I discovered a new way of approaching reading activities by breaking longer texts down into shorter units and intertwining speaking into reading.
In previous lessons, my 17-year-olds had discussed gender inequality, which, I think, is not an exactly light topic for a group of teenagers. I felt that at some point my students had lots of opinions to share but not enough vocabulary to do so.
I was lucky and I found a collection of suitable short texts on the topic (all in one handout). I estimated the language to be near the B2 level, which is slightly above my students’ current level of proficiency. Each text is followed by a couple of questions related to the topic.
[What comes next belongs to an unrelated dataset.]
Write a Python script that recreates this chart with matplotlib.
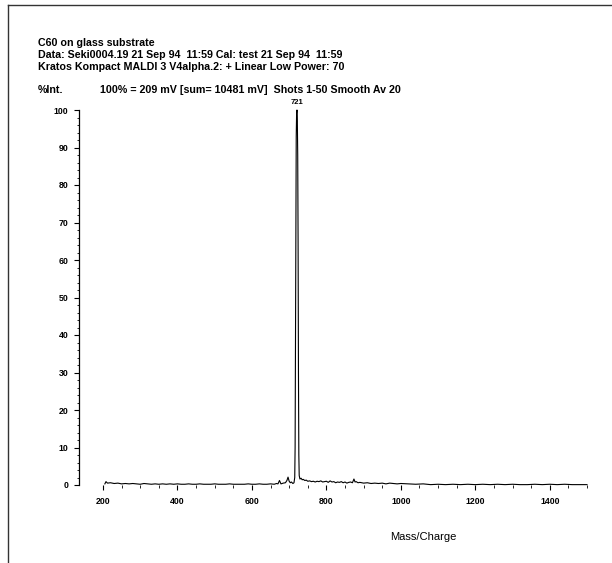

So a text about female equality in Hollywood is accompanied by questions such as How do you explain this gap in pay level? or What do you think should be done to reduce the salary gap?. I liked this because the questions didn’t just check comprehension but were a valuable follow-up to the reading.
Before the lesson, I placed the texts, which I had cut up, on desks around the classroom. Then I put students in pairs and got them to silently read the texts on the desk for about two minutes. When the time was up or when their heads were up, I told them to start discussing the questions. After some time (5 minutes?) I stopped them and asked each pair to move to another desk (with a new text). The procedure continued in the same vein. I went round the classroom and monitored.
When everybody had seen all the texts, I asked the students to go back to their seats (in a horseshoe). Then I gave each student a handout with all the texts on it. I asked them to highlight 3 vocab items (something they had to look up/ weren’t sure about) in each of the texts. Then we discussed the vocabulary as a whole class.
I asked them to circle one question they had found particularly interesting during the speaking stage. We discussed those together as a class. At this point, the students had a larger active vocabulary at their disposal than before.
I think such an activity could be done with every longer text if it’s desirable. The teacher can break it down into passages and insert questions after each passage for students to discuss. I applied this method because I found the handout too long and dense; the fast finishers would soon have had nothing to do while the weaker students would have struggled for ages before they could get down to speaking. Throughout the activity, I felt that the students concentrated on reading much better due to the reasonable length of the texts and because the reading was interrupted by speaking. In other words, I found the speaking intermezzos natural and refreshing.